Gelingt es den Bürgerlichen, die Abstimmungsfrage über den Gripen-Jet auch in der Bevölkerung zu einer Frage über die Existenzberechtigung der Armee zu machen, dann ist die Chance auf einen Sieg gross. Die Mehrheit der Schweizer Bevölkerung ist für die Armee – das wird die Abstimmung vom 22. September über die Wehrpflicht-Initiative zeigen, der ein grandioses Scheitern vorausgesagt wird.

Speziell an der emotional geführten Debatte um 22 Kampfjets ist, dass Bundesrat Ueli Maurer gar kein grosses Interesse an einem neuen Fliegerpark hat. Maurers erste Priorität liegt nicht im Luftkampf – sondern in der terrestrischen Fliegerabwehr.

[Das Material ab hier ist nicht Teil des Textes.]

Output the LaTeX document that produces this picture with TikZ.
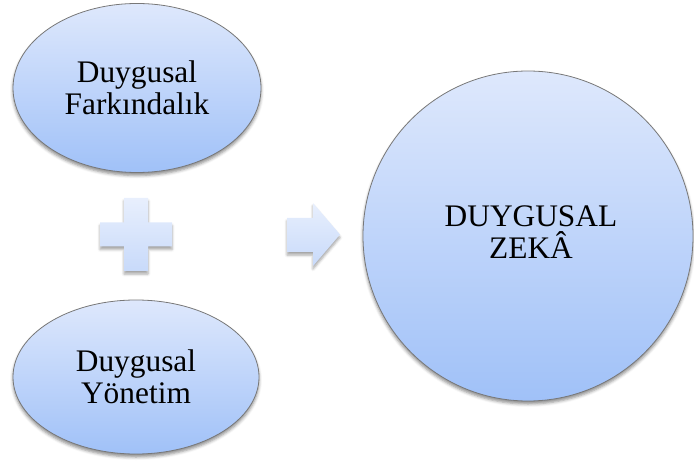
\documentclass[tikz,border=0pt]{standalone}
\usepackage{fontspec}
\setmainfont{Liberation Serif}
\usetikzlibrary{shapes.geometric,shadows.blur}

\definecolor{bubbletop}{RGB}{222,232,252}
\definecolor{bubblebot}{RGB}{160,193,248}
\definecolor{signtop}{RGB}{232,239,253}
\definecolor{signbot}{RGB}{200,218,250}
\definecolor{rimgray}{RGB}{120,120,120}

\tikzset{
  bubble/.style={draw=rimgray, line width=0.8bp, inner sep=0pt,
    top color=bubbletop, bottom color=bubblebot,
    align=center, text=black,
    font=\fontsize{31.5}{32}\selectfont,
    blur shadow={shadow xshift=0bp, shadow yshift=-3bp,
      shadow blur radius=3bp, shadow opacity=45}},
  caption/.style={inner sep=0pt, align=center, text=black,
    font=\fontsize{31.5}{32}\selectfont},
  sign/.style={top color=signtop, bottom color=signbot, draw=none,
    blur shadow={shadow xshift=0bp, shadow yshift=-3bp,
      shadow blur radius=2.5bp, shadow opacity=35}}
}

\begin{document}
\begin{tikzpicture}[x=1bp, y=-1bp]
  \useasboundingbox (0,0) rectangle (694,470);

  % the two components
  \node[bubble, ellipse, minimum width=248bp, minimum height=169bp]
    (aware) at (137,88) {Duygusal\\Farkındalık};
  \node[bubble, ellipse, minimum width=246bp, minimum height=154bp]
    (manage) at (136,377) {Duygusal\\Yönetim};

  % the result, its caption sits above the centre
  \node[bubble, circle, minimum size=330bp] (ei) at (528,236) {};
  \node[caption] (eitext) at (531,232) {DUYGUSAL\\ZEKÂ};

  % plus sign between the components
  \path[sign] (124,198) -- (148,198) -- (148,222.5) -- (172,222.5)
    -- (172,246.5) -- (148,246.5) -- (148,271) -- (124,271)
    -- (124,246.5) -- (100,246.5) -- (100,222.5) -- (124,222.5) -- cycle;

  % arrow towards the result
  \path[sign] (287,218) -- (313,218) -- (313,203) -- (340,234.5)
    -- (313,266) -- (313,252) -- (287,252) -- cycle;
\end{tikzpicture}
\end{document}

Während des umstrittenen Umbaus der Schweizer Armee zur «Armee XXI» forcierten führende Generäle wie Christophe Keckeis die internationale Ausrichtung und Nato-Anpassung der Luftwaffe. Die Fliegerabwehr wurde vernachlässigt.

Am Boden bleiben

Diese Fehlentwicklung will Maurer korrigieren: Jagdbomber dienen zwar der Luftverteidigung, sind aber auch für weltweite Luftangriffe brauchbar, die in der neutralen Schweiz niemand will. Fliegerabwehr (Flab) vom Boden aus hingegen ist reine Landesverteidigung. Mit der Ernennung des Flab-Brigadiers Aldo C. Schellenberg zum neuen Chef der Luftwaffe hat der SVP-Bundesrat diesbezüglich vor einem Jahr ein klares Zeichen gesetzt.

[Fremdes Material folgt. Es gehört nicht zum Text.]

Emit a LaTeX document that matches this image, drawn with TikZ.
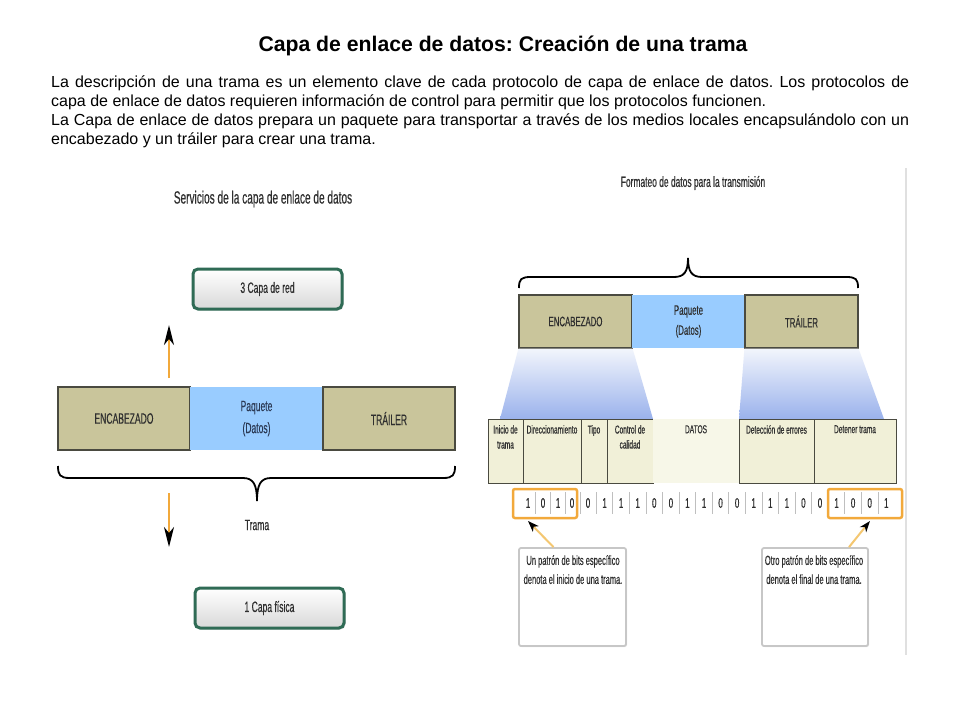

Darum sieht Ueli Maurer der Ausmarchung um den Gripen gelassen entgegen: Bei einer Niederlage stünden für die Erneuerung der Flab aus den eingesparten Gripen-Milliarden sofort umfangreiche Mittel zur Verfügung. Darüber wäre Maurer sicher gar nicht unglücklich. Seine «beste Armee der Welt» beruht auf den drei Pfeilern Neutralität, Miliz und Wehrpflicht. Knickt einer ein, bricht das Ganze zusammen. Fällt der Gripen durch, ist das nur ein Detail. Ein 3,1 Milliarden Franken teures Detail.